I worked for a multinational corporation and their HR department was tasked with making sure reviews and pay structure was free of sexism. Managers were on notice to be aware of this when dealing with employees and deciding on pay raises. Indeed where possible pay raises were a fixed system imposed by the company. Managers simply did not have a lot of latitude (mostly you got a raise as specified by the corporation or you didn’t).
It is not a perfect system and there are always some jerks in such a big place but it was something they sought to address. And of course not all places of work have this but I am willing to bet most places with an HR department do this ins some fashion. The companies do not want to find themselves in court and/or the news over something like this.
That structural sexism is being changed. Perhaps not as fast as you’d like but then these things rarely go fast. When I got married my wife and I had numerous and lengthy discussions about how we’d run the household if we had children. It was far from a foregone conclusion that she’d be the one who stayed home. I think those conversations among young couples is the norm today and not the exception precisely because women now have much greater opportunity in the workforce than they did in, say, 1950.
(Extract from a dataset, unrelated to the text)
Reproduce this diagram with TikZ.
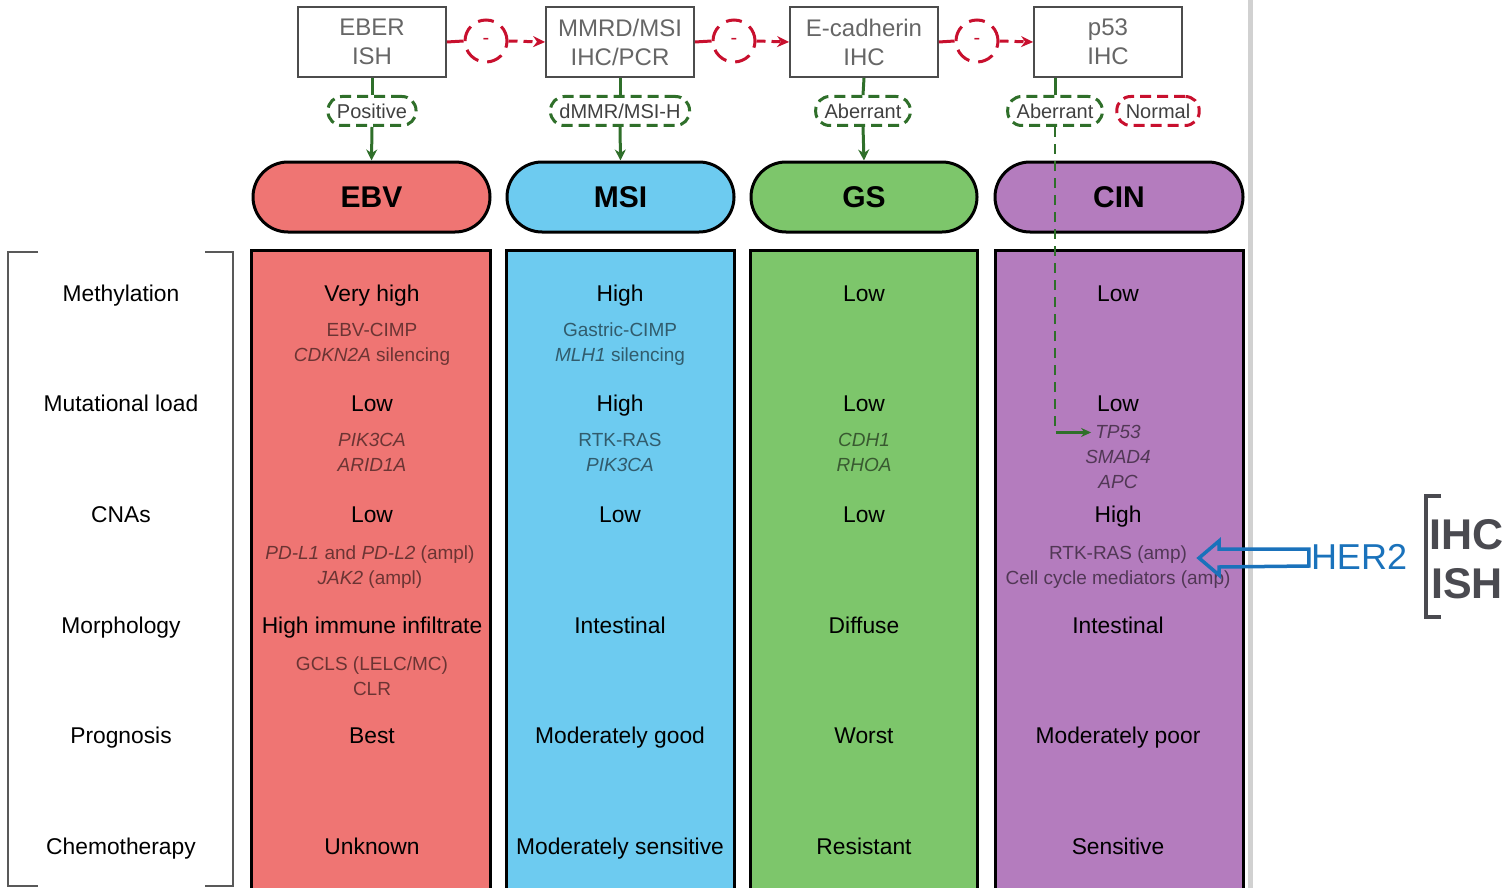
\documentclass[tikz,border=0pt]{standalone}
\usepackage{fontspec}
\setmainfont{Liberation Sans}
\usetikzlibrary{arrows.meta,calc}
\definecolor{ebv}{HTML}{EF7573}
\definecolor{msi}{HTML}{6DCBF0}
\definecolor{gsc}{HTML}{7DC66B}
\definecolor{cin}{HTML}{B47CBE}
\definecolor{dgreen}{HTML}{2F6F2A}
\definecolor{dred}{HTML}{C8102E}
\definecolor{her}{HTML}{1A72BB}
\definecolor{brk}{HTML}{4A4A50}
\tikzset{
  testbox/.style={draw=black!70, line width=1.8pt, minimum width=148pt, minimum height=70pt, align=center, font=\fontsize{24}{29}\selectfont, text=black!60, inner sep=0pt},
  neg/.style={circle, draw=dred, dash pattern=on 16pt off 9pt, line width=3pt, minimum size=42pt, inner sep=0pt, text=dred, font=\fontsize{20}{20}\selectfont},
  oval/.style={draw=#1, dash pattern=on 11pt off 6pt, line width=3pt, rounded corners=14pt, minimum height=29pt, inner xsep=9pt, inner ysep=0pt, font=\fontsize{20}{20}\selectfont, text=black!75},
  pill/.style={draw=black, line width=3pt, rounded corners=35pt, minimum height=70pt, minimum width=#1, font=\bfseries\fontsize{30}{30}\selectfont, inner sep=0pt},
  colb/.style={draw=black, line width=3pt},
  gline/.style={dgreen, line width=3pt},
  rline/.style={dred, line width=3pt},
  mt/.style={anchor=base, font=\fontsize{22.8}{23}\selectfont, inner sep=0pt},
  st/.style={anchor=base, font=\fontsize{19}{19}\selectfont, inner sep=0pt, text=black, text opacity=0.55},
}
\begin{document}
\begin{tikzpicture}[x=1pt,y=-1pt]
\useasboundingbox (0,0) rectangle (1506,888);
% page edge shadow
\draw[black!18, line width=5pt] (1250,0) -- (1250,888);

% columns
\fill[ebv] (251,250) rectangle (490,888);
\fill[msi] (506,250) rectangle (734,888);
\fill[gsc] (750,250) rectangle (977,888);
\fill[cin] (995,250) rectangle (1243,888);
\draw[colb] (251,888) -- (251,250) -- (490,250) -- (490,888);
\draw[colb] (506,888) -- (506,250) -- (734,250) -- (734,888);
\draw[colb] (750,888) -- (750,250) -- (977,250) -- (977,888);
\draw[colb] (995,888) -- (995,250) -- (1243,250) -- (1243,888);

% left bracket
\draw[black!65, line width=2.5pt] (38,252) -- (8,252) -- (8,886) -- (38,886);
\draw[black!65, line width=2.5pt] (205,252) -- (233,252) -- (233,886) -- (205,886);

% top test boxes
\node[testbox] (t1) at (372,42) {EBER\\ISH};
\node[testbox] (t2) at (620,42) {MMRD/MSI\\IHC/PCR};
\node[testbox] (t3) at (864,42) {E-cadherin\\IHC};
\node[testbox] (t4) at (1108,42) {p53\\IHC};

% negative circles
\node[neg] (c1) at (486,41) {-};
\node[neg] (c2) at (734,41) {-};
\node[neg] (c3) at (977,41) {-};
\draw[rline] (t1.east) -- (c1.west);
\draw[rline, dash pattern=on 9pt off 6pt, -{Stealth[length=12pt,width=11pt]}] (c1.east) -- (t2.west);
\draw[rline] (t2.east) -- (c2.west);
\draw[rline, dash pattern=on 9pt off 6pt, -{Stealth[length=12pt,width=11pt]}] (c2.east) -- (t3.west);
\draw[rline] (t3.east) -- (c3.west);
\draw[rline, dash pattern=on 9pt off 6pt, -{Stealth[length=12pt,width=11pt]}] (c3.east) -- (t4.west);

% result ovals
\node[oval=dgreen] (o1) at (372,111) {Positive};
\node[oval=dgreen] (o2) at (620,111) {dMMR/MSI-H};
\node[oval=dgreen] (o3) at (863,111) {Aberrant};
\node[oval=dgreen] (o4) at (1055,111) {Aberrant};
\node[oval=dred] (o5) at (1158,111) {Normal};

% pills
\node[pill=237pt, fill=ebv] (p1) at (371.5,197) {EBV};
\node[pill=227pt, fill=msi] (p2) at (620.5,197) {MSI};
\node[pill=226pt, fill=gsc] (p3) at (864,197) {GS};
\node[pill=248pt, fill=cin] (p4) at (1119,197) {CIN};

% green connectors
\draw[gline] (t1.south) -- (o1.north);
\draw[gline, -{Stealth[length=11pt,width=11pt]}] (o1.south) -- (p1.north);
\draw[gline] (t2.south) -- (o2.north);
\draw[gline, -{Stealth[length=11pt,width=11pt]}] (o2.south) -- (p2.north);
\draw[gline] (t3.south) -- (o3.north);
\draw[gline, -{Stealth[length=11pt,width=11pt]}] (o3.south) -- (p3.north);
\draw[gline] (t4.south -| o4.north) -- (o4.north);

% row labels
\node[mt] (r1) at (121,301) {Methylation};
\node[mt] (r2) at (121,411) {Mutational load};
\node[mt] (r3) at (121,522) {CNAs};
\node[mt] (r4) at (121,633) {Morphology};
\node[mt] (r5) at (121,743) {Prognosis};
\node[mt] (r6) at (121,854) {Chemotherapy};

% EBV column
\node[mt] (e1) at (372,301) {Very high};
\node[st] (e1a) at (372,336) {EBV-CIMP};
\node[st] (e1b) at (372,361) {\textit{CDKN2A} silencing};
\node[mt] (e2) at (372,411) {Low};
\node[st] (e2a) at (372,446) {\textit{PIK3CA}};
\node[st] (e2b) at (372,471) {\textit{ARID1A}};
\node[mt] (e3) at (372,522) {Low};
\node[st] (e3a) at (370,559) {\textit{PD-L1} and \textit{PD-L2} (ampl)};
\node[st] (e3b) at (370,584) {\textit{JAK2} (ampl)};
\node[mt] (e4) at (372,633) {High immune infiltrate};
\node[st] (e4a) at (372,670) {GCLS (LELC/MC)};
\node[st] (e4b) at (372,695) {CLR};
\node[mt] (e5) at (372,743) {Best};
\node[mt] (e6) at (372,854) {Unknown};

% MSI column
\node[mt] (m1) at (620,301) {High};
\node[st] (m1a) at (620,336) {Gastric-CIMP};
\node[st] (m1b) at (620,361) {\textit{MLH1} silencing};
\node[mt] (m2) at (620,411) {High};
\node[st] (m2a) at (620,446) {RTK-RAS};
\node[st] (m2b) at (620,471) {\textit{PIK3CA}};
\node[mt] (m3) at (620,522) {Low};
\node[mt] (m4) at (620,633) {Intestinal};
\node[mt] (m5) at (620,743) {Moderately good};
\node[mt] (m6) at (620,854) {Moderately sensitive};

% GS column
\node[mt] (g1) at (864,301) {Low};
\node[mt] (g2) at (864,411) {Low};
\node[st] (g2a) at (864,446) {\textit{CDH1}};
\node[st] (g2b) at (864,471) {\textit{RHOA}};
\node[mt] (g3) at (864,522) {Low};
\node[mt] (g4) at (864,633) {Diffuse};
\node[mt] (g5) at (864,743) {Worst};
\node[mt] (g6) at (864,854) {Resistant};

% CIN column
\node[mt] (n1) at (1118,301) {Low};
\node[mt] (n2) at (1118,411) {Low};
\node[st] (n2a) at (1118,438) {\textit{TP53}};
\node[st] (n2b) at (1118,463) {\textit{SMAD4}};
\node[st] (n2c) at (1118,488) {\textit{APC}};
\node[mt] (n3) at (1118,522) {High};
\node[st] (n3a) at (1118,559) {RTK-RAS (amp)};
\node[st] (n3b) at (1118,584) {Cell cycle mediators (amp)};
\node[mt] (n4) at (1118,633) {Intestinal};
\node[mt] (n5) at (1118,743) {Moderately poor};
\node[mt] (n6) at (1118,854) {Sensitive};

% p53 aberrant path to TP53
\coordinate (tpw) at ($(n2a.west)+(-4,1)$);
\draw[gline, line width=2.5pt, dash pattern=on 10pt off 7pt] (o4.south) -- (o4.south |- tpw) -- ($(tpw)+(-24,0)$);
\draw[gline, line width=2.5pt, -{Stealth[length=10pt,width=9pt]}] ($(tpw)+(-26,0)$) -- (tpw);

% HER2
\node[font=\fontsize{36}{36}\selectfont, text=her, inner sep=0pt] (her) at (1359,557) {HER2};
\draw[her, line width=3.5pt, line join=miter]
  ($(her.west)+(-2,-8)$) -- (1219,549) -- (1219,541) -- (1199,558) -- (1219,575) -- (1219,567) -- ($(her.west)+(-2,9)$) -- cycle;

% IHC / ISH
\node[font=\bfseries\fontsize{43}{43}\selectfont, text=brk, inner sep=0pt] (ihc) at (1467,535) {IHC};
\node[font=\bfseries\fontsize{43}{43}\selectfont, text=brk, inner sep=0pt] (ish) at (1467,584) {ISH};
\draw[brk, line width=4pt] (1441,496) -- (1426,496) -- (1426,617) -- (1441,617);
\end{tikzpicture}
\end{document}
And again, as noted, a majority of women, given the choice, would rather stay home today and be a homemaker than work at a job.
The glass ceiling is real and yes, women have to struggle in management to be tough but not “bitchy”. It is a difficult problem. Anecdotally at my first job I had two female managers overseeing me. One was bitchy and one was outstanding. To this day the good one remains, far and away, the best boss I ever had. She was tough, firm and fair and somehow managed it all without seeming “bitchy”.
That said men, instead of being called “bitchy” are assholes instead and I have worked for a LOT of them. Somehow we are more ok with that than a bitchy female boss (which to me just means a woman being an asshole instead of a man).
I should have stated it differently. I’ll try again: Goldin has taken a complex situation and simplified it for the targeted audience. And she’s not wrong. It’s just not the entire picture.
Of course it’s done “in a lab.” That doesn’t invalidate it; it makes it possible to control variables that might make taint the study or make interpretation difficult. There have been several “lab” studies that have shown that applicants who have names that are associated with African-Americans are less likely to get interviews. In the “real world,” it’s hard to control all aspects of data, so someone might argue that the candidates had different educational backgrounds or better references. What IS true is that more studies are needed, which doesn’t invalidate this study. It does strongly suggest there are subtle, unconscious biases that come into play, biases HR departments don’t yet recognize.
How is this addressed in terms of the subtle sexism in performance reviews? Are manager’s evaluations screened to determine if they’re making suggestions about personality or behavior any more or less frequently in the evaluations of one gender more than another? A single evaluation won’t show this, which is why an employee is less likely to take an employer to court. Since liability is what is the chief concern of HR departments, this is the issue that’s unlikely to be on their radar. This is why it’s more difficult to deal with this form of bias, which is often unconscious, than with more obvious forms.
A lot of men wish they had a choice, any choice. My father sat on a bullshit communter train for 35 years to keep the family fed and housed.
My mother chose to work full time, or to work part time, or to look after her children full time, to have someone look after the children some of the time, etc, etc, etc.
Meanwhile, my father still sat on the bullshit commuter train, compromising his values every day in a bullshit work hierarchy.